Submitted to: International Aquatic Animal Health Symposium Proceedings
Publication Type: Abstract Only
Publication Acceptance Date: 6/30/2014
Publication Date: 8/31/2014
Citation: Xu, D., Shoemaker, C.A., Zhang, Q. 2014. Naturally infected catfish concurrently transmit Ichthyophthirius multifiliis and Edwardsiella ictaluri to naive catfish [abstract]. International Symposium on Aquatic Animal Health p. 188.

Interpretive Summary:

Technical Abstract: Bacterium Edwardsiella ictaluri and parasite Ichthyophthirius multifiliis (Ich) are two common pathogens of channel catfish (Ictalurus punctatus) which cause major losses to catfish aquaculture. There is limited information available whether fish naturally coinfected with Ich and E. ictaluri can concurrently transmit both pathogens to naive fish. The objective of this study was to expose naive catfish to naturally infected fish that carried Ich and E. ictaluri to provide clinical evidence for transmission of both pathogens. Three tanks of fish were exposed to naturally coinfected fish and two tanks were utilized as mock-infected controls in each of the two trials. In trial I, 34 out of 60 fish (56.7%) exposed to two infected fish per tank died at day one. All remaining fish (100%) died two days post exposure. Of the dead fish, all showed heavy Ich infection and E. ictaluri was isolated from the kidney of 50% of the dead catfish. In trial II, the cumulative mortality in fish exposed to 2 coinfected fish per tank was less than 20% during days 1-7 post exposure. Most of the fish died from 8 to 14 days post exposure to the coinfected fish.
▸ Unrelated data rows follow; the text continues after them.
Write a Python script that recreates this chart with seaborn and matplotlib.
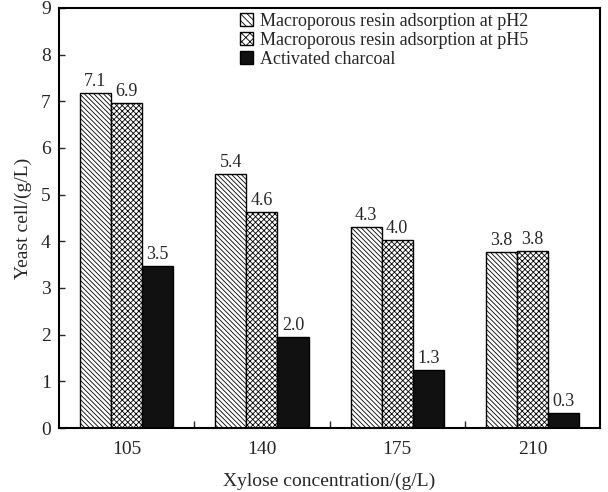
import pandas as pd
import seaborn as sns
import matplotlib.pyplot as plt
from matplotlib.ticker import FixedLocator

# Data
xylose = ['105', '140', '175', '210']
series_names = ['Macroporous resin adsorption at pH2',
                'Macroporous resin adsorption at pH5',
                'Activated charcoal']
ph2 = [7.18, 5.44, 4.31, 3.77]
ph5 = [6.97, 4.63, 4.03, 3.79]
charcoal = [3.48, 1.95, 1.24, 0.32]
ph2_labels = ['7.1', '5.4', '4.3', '3.8']
ph5_labels = ['6.9', '4.6', '4.0', '3.8']
charcoal_labels = ['3.5', '2.0', '1.3', '0.3']

df = pd.DataFrame({
    'xylose': xylose * 3,
    'series': [series_names[0]] * 4 + [series_names[1]] * 4 + [series_names[2]] * 4,
    'value': ph2 + ph5 + charcoal,
})
labels = [ph2_labels, ph5_labels, charcoal_labels]

# Style
sns.set_theme(style='white')
plt.rcParams['font.family'] = ['Liberation Serif', 'DejaVu Serif']
plt.rcParams['hatch.linewidth'] = 0.6
plt.rcParams['hatch.color'] = 'black'

fig = plt.figure(figsize=(6.08, 4.92), dpi=100)
ax = fig.add_axes([0.097, 0.130, 0.890, 0.854])

palette = {series_names[0]: 'white', series_names[1]: 'white', series_names[2]: '#111111'}
sns.barplot(data=df, x='xylose', y='value', hue='series', order=xylose,
            hue_order=series_names, palette=palette, width=0.69, gap=0,
            edgecolor='black', linewidth=1.0, saturation=1, ax=ax)

hatches = ['\\' * 7, 'x' * 6, '']
for cont, hatch, labs in zip(ax.containers, hatches, labels):
    for bar, lab in zip(cont, labs):
        bar.set_hatch(hatch)
        ax.annotate(lab, (bar.get_x() + bar.get_width() / 2, bar.get_height()),
                    xytext=(0, 2), textcoords='offset points',
                    ha='center', va='bottom', fontsize=13)

ax.set_xlim(-0.5, 3.5)
ax.set_ylim(0, 9)
ax.set_yticks(range(0, 10))
ax.set_xlabel('Xylose concentration/(g/L)', fontsize=14, labelpad=11)
ax.set_ylabel('Yeast cell/(g/L)', fontsize=14, labelpad=6)

ax.tick_params(axis='y', direction='in', length=4, width=1, left=True, labelsize=14, pad=6)
ax.tick_params(axis='x', which='major', length=0, pad=9, labelsize=14)
ax.xaxis.set_minor_locator(FixedLocator([0.5, 1.5, 2.5]))
ax.tick_params(axis='x', which='minor', direction='in', length=5, width=1, bottom=True)

for s in ax.spines.values():
    s.set_visible(True)
    s.set_color('black')
    s.set_linewidth(1.5)

leg = ax.legend(loc='upper left', bbox_to_anchor=(0.322, 1.005), frameon=False,
                fontsize=13, handlelength=0.7, handleheight=0.7,
                handletextpad=0.4, labelspacing=0.1, borderaxespad=0.0)
for handle, hatch in zip(leg.legend_handles, hatches):
    handle.set_hatch(hatch.replace('\\' * 7, '\\' * 5).replace('x' * 6, 'x' * 4))

fig.savefig('out.png', dpi=100)
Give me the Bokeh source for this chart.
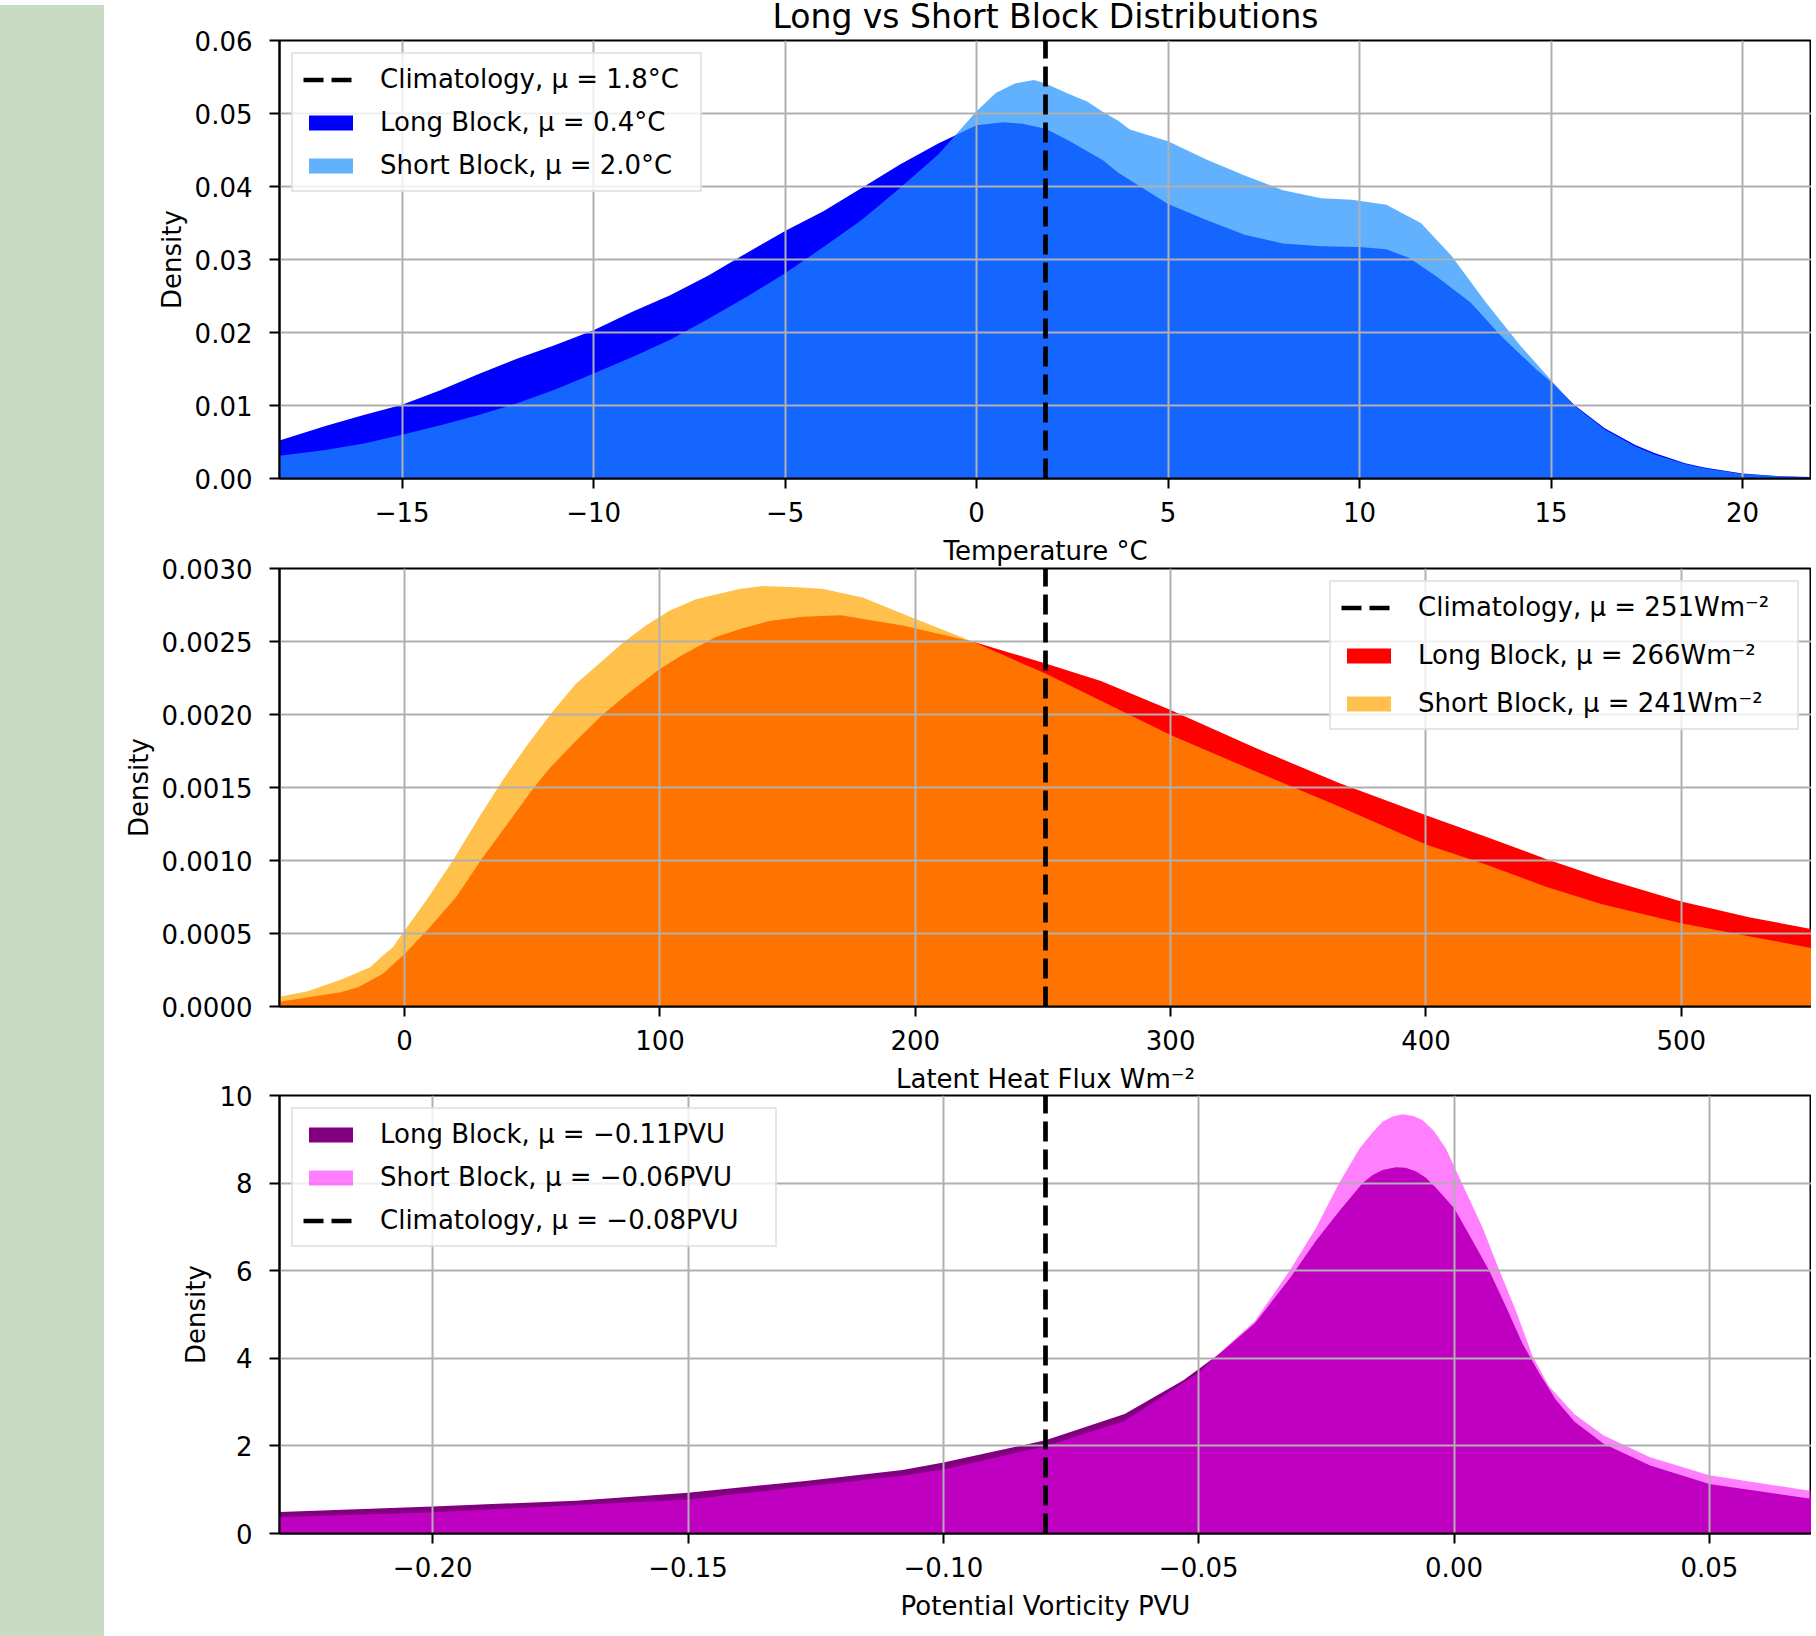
from bokeh.plotting import figure
from bokeh.models import Range1d, FixedTicker, Legend, LegendItem, Div
from bokeh.layouts import row, column
from bokeh.embed import file_html
from bokeh.resources import INLINE

# ---------------- data ----------------
# Temperature (deg C)
temp_long_x = [-18.2, -17, -16, -15, -14, -13, -12, -11, -10, -9, -8, -7, -6, -5, -4, -3, -2, -1,
               0, 0.7, 1.2, 1.8, 2.4, 3.3, 3.7, 5, 6, 7, 8, 9, 10, 10.7, 11.3, 12, 12.9, 13.7,
               14.6, 15.05, 15.6, 16.4, 17.2, 17.7, 18.5, 19, 20, 21, 21.8]
temp_long = [0.0052, 0.0072, 0.0087, 0.0101, 0.0121, 0.0143, 0.0164, 0.0183, 0.0203, 0.0228,
             0.0251, 0.0278, 0.0309, 0.0339, 0.0366, 0.0398, 0.0430, 0.0459, 0.0484, 0.0488,
             0.0486, 0.0479, 0.0463, 0.0436, 0.0419, 0.0376, 0.0354, 0.0334, 0.0322, 0.0318,
             0.0317, 0.0314, 0.0302, 0.0277, 0.0241, 0.0195, 0.0150, 0.0130, 0.0101, 0.0069,
             0.0046, 0.0035, 0.0021, 0.0015, 0.0007, 0.0003, 0.0002]
temp_short_x = [-18.2, -17, -16, -15, -14, -13, -12, -11, -10, -9, -8, -7, -6, -5, -4, -3, -2, -1,
                0, 0.5, 1.0, 1.5, 1.8, 2.4, 2.9, 3.3, 3.7, 4, 5, 6, 7, 8, 9, 9.8, 10.7, 11.6,
                12.4, 13.3, 14.2, 15.05, 15.6, 16.4, 17.2, 17.7, 18.5, 19, 20, 21, 21.8]
temp_short = [0.0031, 0.0039, 0.0048, 0.0060, 0.0073, 0.0087, 0.0103, 0.0122, 0.0144, 0.0166,
              0.0190, 0.0219, 0.0249, 0.0281, 0.0317, 0.0354, 0.0398, 0.0444, 0.0503, 0.0528,
              0.0541, 0.0546, 0.0541, 0.0527, 0.0516, 0.0502, 0.0490, 0.0478, 0.0462, 0.0437,
              0.0415, 0.0395, 0.0384, 0.0382, 0.0375, 0.0350, 0.0305, 0.0241, 0.0182, 0.0132,
              0.0100, 0.0067, 0.0044, 0.0033, 0.0020, 0.0014, 0.0006, 0.0003, 0.00015]
temp_clim = 1.8

# Latent heat flux (W m^-2)
lhf_long_x = [-49, -25, -18, -8.5, 0, 9.7, 20.2, 30.6, 41.1, 50.2, 56.7, 67.1, 77.6, 88, 99.8,
              108.9, 121.9, 132.4, 142.8, 155.9, 170.8, 195, 222.4, 251, 272.7, 300, 332, 366,
              400, 424, 447, 469, 500, 527, 551]
lhf_long = [0.000032, 0.000098, 0.000134, 0.000224, 0.00036, 0.00054, 0.00075, 0.00102, 0.00127,
            0.00149, 0.00163, 0.00182, 0.00200, 0.00215, 0.00231, 0.00241, 0.00253, 0.00259,
            0.00264, 0.00267, 0.00268, 0.00261, 0.00250, 0.00235, 0.00223, 0.00203, 0.00178,
            0.00153, 0.00131, 0.00116, 0.00101, 0.00088, 0.00072, 0.00061, 0.00053]
lhf_short_x = [-49, -38, -25, -13.5, -8.5, -4.6, 0, 8.4, 18.9, 29.3, 38.4, 47.6, 58, 67.1, 77.6,
               85.4, 94.5, 103.7, 114.1, 131.1, 140.2, 155.9, 164, 179.7, 195, 222.4, 251, 300,
               332, 366, 400, 424, 447, 469, 500, 527, 551]
lhf_short = [0.000066, 0.000105, 0.000183, 0.000269, 0.00035, 0.000406, 0.00052, 0.000725,
             0.00100, 0.00130, 0.00155, 0.00178, 0.00202, 0.00221, 0.00237, 0.00249, 0.00261,
             0.00271, 0.00279, 0.00286, 0.00288, 0.00287, 0.00286, 0.00280, 0.00269, 0.00250,
             0.00228, 0.00186, 0.00162, 0.00137, 0.00111, 0.00097, 0.00082, 0.00070, 0.00057,
             0.00048, 0.00040]
lhf_clim = 251

# Potential vorticity (PVU)
pv_long_x = [-0.23, -0.20, -0.172, -0.15, -0.127, -0.108, -0.10, -0.08, -0.0645, -0.053, -0.046,
             -0.039, -0.032, -0.027, -0.0225, -0.0179, -0.016, -0.014, -0.0114, -0.0095, -0.0075,
             -0.0055, -0.0035, 0.0, 0.0036, 0.0069, 0.0102, 0.0134, 0.0167, 0.0199, 0.0236,
             0.0293, 0.0384, 0.05, 0.07]
pv_long = [0.49, 0.615, 0.75, 0.93, 1.20, 1.45, 1.62, 2.13, 2.73, 3.5, 4.1, 4.8, 5.85, 6.69, 7.36,
           8.0, 8.18, 8.30, 8.36, 8.35, 8.27, 8.12, 7.89, 7.43, 6.69, 6.0, 5.17, 4.34, 3.66, 3.06,
           2.55, 2.05, 1.55, 1.13, 0.79]
pv_short_x = [-0.23, -0.20, -0.15, -0.108, -0.10, -0.08, -0.0645, -0.05, -0.046, -0.039, -0.0322,
              -0.027, -0.0225, -0.0185, -0.016, -0.014, -0.012, -0.0101, -0.008, -0.0062, -0.004,
              -0.0016, 0.0023, 0.0056, 0.0089, 0.0121, 0.0154, 0.0186, 0.0236, 0.0293, 0.0384,
              0.05, 0.07]
pv_short = [0.372, 0.485, 0.777, 1.32, 1.46, 1.99, 2.57, 3.67, 4.11, 4.85, 6.0, 6.98, 8.0, 8.79,
            9.15, 9.40, 9.52, 9.57, 9.53, 9.44, 9.20, 8.79, 7.81, 6.98, 6.0, 5.09, 4.04, 3.36,
            2.72, 2.24, 1.74, 1.33, 0.97]
pv_clim = -0.08

# ticks
temp_xticks = [-15, -10, -5, 0, 5, 10, 15, 20]
temp_xlabels = ["\u221215", "\u221210", "\u22125", "0", "5", "10", "15", "20"]
temp_yticks = [0.0, 0.01, 0.02, 0.03, 0.04, 0.05, 0.06]
temp_ylabels = ["0.00", "0.01", "0.02", "0.03", "0.04", "0.05", "0.06"]
lhf_xticks = [0, 100, 200, 300, 400, 500]
lhf_xlabels = ["0", "100", "200", "300", "400", "500"]
lhf_yticks = [0.0, 0.0005, 0.001, 0.0015, 0.002, 0.0025, 0.003]
lhf_ylabels = ["0.0000", "0.0005", "0.0010", "0.0015", "0.0020", "0.0025", "0.0030"]
pv_xticks = [-0.2, -0.15, -0.1, -0.05, 0.0, 0.05]
pv_xlabels = ["\u22120.20", "\u22120.15", "\u22120.10", "\u22120.05", "0.00", "0.05"]
pv_yticks = [0, 2, 4, 6, 8, 10]
pv_ylabels = ["0", "2", "4", "6", "8", "10"]

FONT = "DejaVu Sans"
FS = "26px"
STRIP_W = 107
LEFT = 170
FRAME_W = 1532
FRAME_H = 438


def make_fig(xr, yr, top, bottom, xticks, xlabels, yticks, ylabels, xlabel):
    p = figure(width=LEFT + FRAME_W, height=top + FRAME_H + bottom,
               x_range=Range1d(*xr), y_range=Range1d(*yr),
               output_backend="svg", toolbar_location=None,
               min_border_left=LEFT, min_border_right=0,
               min_border_top=top, min_border_bottom=bottom)
    p.background_fill_color = "white"
    p.border_fill_color = None
    p.outline_line_color = "black"
    p.outline_line_width = 2
    p.outline_line_alpha = 1
    for ax in (p.xaxis[0], p.yaxis[0]):
        ax.axis_line_color = "black"
        ax.axis_line_width = 2
        ax.major_tick_line_color = "black"
        ax.major_tick_line_width = 2
        ax.major_tick_out = 10
        ax.major_tick_in = 0
        ax.minor_tick_line_color = None
        ax.major_label_text_font = FONT
        ax.major_label_text_font_size = FS
        ax.major_label_text_color = "black"
        ax.axis_label_text_font = FONT
        ax.axis_label_text_font_size = FS
        ax.axis_label_text_font_style = "normal"
        ax.axis_label_text_color = "black"
    xt = FixedTicker(ticks=xticks)
    yt = FixedTicker(ticks=yticks)
    p.xaxis[0].ticker = xt
    p.yaxis[0].ticker = yt
    p.xgrid[0].ticker = xt
    p.ygrid[0].ticker = yt
    p.xaxis[0].major_label_overrides = dict(zip(xticks, xlabels))
    p.yaxis[0].major_label_overrides = dict(zip(yticks, ylabels))
    p.xaxis[0].axis_label = xlabel
    p.yaxis[0].axis_label = "Density"
    p.xaxis[0].major_label_standoff = 13
    p.xaxis[0].axis_label_standoff = 11
    p.yaxis[0].major_label_standoff = 17
    p.yaxis[0].axis_label_standoff = 5
    p.grid.grid_line_color = "#b0b0b0"
    p.grid.grid_line_width = 2
    p.grid.level = "underlay"
    return p


def add_legend(p, items, loc, label_width, spacing):
    leg = Legend(items=items, location=loc)
    leg.label_text_font = FONT
    leg.label_text_font_size = FS
    leg.label_text_color = "black"
    leg.glyph_width = 55
    leg.glyph_height = 19
    leg.label_standoff = 22
    leg.label_height = 30
    leg.label_width = label_width
    leg.spacing = spacing
    leg.padding = 10
    leg.margin = 12
    leg.border_line_color = "#cccccc"
    leg.border_line_width = 2
    leg.background_fill_color = "white"
    leg.background_fill_alpha = 0.8
    p.add_layout(leg, "center")


DASH = "20 8"
DW = 4.7

# ---- top: temperature ----
p1 = make_fig((-18.2, 21.8), (0, 0.06), 52, 104,
              temp_xticks, temp_xlabels, temp_yticks, temp_ylabels, "Temperature \u00b0C")
p1.title.text = "Long vs Short Block Distributions"
p1.title.align = "center"
p1.title.text_font = FONT
p1.title.text_font_size = "33px"
p1.title.text_font_style = "normal"
p1.title.text_color = "black"
p1.title.standoff = 10
r1l = p1.varea(x=temp_long_x, y1=0, y2=temp_long, fill_color="#0000ff", fill_alpha=1.0, level="image")
r1s = p1.varea(x=temp_short_x, y1=0, y2=temp_short, fill_color="#1e90ff", fill_alpha=0.7, level="image")
r1c = p1.line(x=[temp_clim, temp_clim], y=[0, 0.06], line_color="black", line_width=DW, line_dash=DASH)
add_legend(p1, [
    LegendItem(label="Climatology, \u03bc = 1.8\u00b0C", renderers=[r1c]),
    LegendItem(label="Long Block, \u03bc = 0.4\u00b0C", renderers=[r1l]),
    LegendItem(label="Short Block, \u03bc = 2.0\u00b0C", renderers=[r1s]),
], "top_left", 310, 13)
p1.margin = (-12, 0, 0, 0)

# ---- middle: latent heat flux ----
p2 = make_fig((-49, 551), (0, 0.003), 14, 104,
              lhf_xticks, lhf_xlabels, lhf_yticks, lhf_ylabels, "Latent Heat Flux Wm\u207b\u00b2")
r2l = p2.varea(x=lhf_long_x, y1=0, y2=lhf_long, fill_color="#ff0000", fill_alpha=1.0, level="image")
r2s = p2.varea(x=lhf_short_x, y1=0, y2=lhf_short, fill_color="#ffa500", fill_alpha=0.7, level="image")
r2c = p2.line(x=[lhf_clim, lhf_clim], y=[0, 0.003], line_color="black", line_width=DW, line_dash=DASH)
add_legend(p2, [
    LegendItem(label="Climatology, \u03bc = 251Wm\u207b\u00b2", renderers=[r2c]),
    LegendItem(label="Long Block, \u03bc = 266Wm\u207b\u00b2", renderers=[r2l]),
    LegendItem(label="Short Block, \u03bc = 241Wm\u207b\u00b2", renderers=[r2s]),
], "top_right", 369, 18)
p2.margin = (-28, 0, 0, 0)

# ---- bottom: potential vorticity ----
p3 = make_fig((-0.23, 0.07), (0, 10), 14, 103,
              pv_xticks, pv_xlabels, pv_yticks, pv_ylabels, "Potential Vorticity PVU")
r3l = p3.varea(x=pv_long_x, y1=0, y2=pv_long, fill_color="#800080", fill_alpha=1.0, level="image")
r3s = p3.varea(x=pv_short_x, y1=0, y2=pv_short, fill_color="#ff00ff", fill_alpha=0.5, level="image")
r3c = p3.line(x=[pv_clim, pv_clim], y=[0, 10], line_color="black", line_width=DW, line_dash=DASH)
add_legend(p3, [
    LegendItem(label="Long Block, \u03bc = \u22120.11PVU", renderers=[r3l]),
    LegendItem(label="Short Block, \u03bc = \u22120.06PVU", renderers=[r3s]),
    LegendItem(label="Climatology, \u03bc = \u22120.08PVU", renderers=[r3c]),
], "top_left", 385, 13)
p3.margin = (-29, 0, 0, 0)

strip = Div(text="", width=STRIP_W, height=1636, styles={"background-color": "#c9dbc2"})
layout = row(strip, column(p1, p2, p3, spacing=0), spacing=0)
layout.margin = (0, 0, -16, -8)

open("out.html", "w").write(file_html(layout, INLINE, title="Long vs Short Block Distributions"))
Ninety-six % of the fish were positive for both Ich and E. ictaluri in trial II. The results demonstrated that fish naturally coinfected with Ich and E. ictaluri could concomitantly transmit both pathogens to naive fish. In aquaculture management, precaution is needed to thoroughly examine fish prior to shipment or purchase to prevent the spread of aquatic animal pathogens.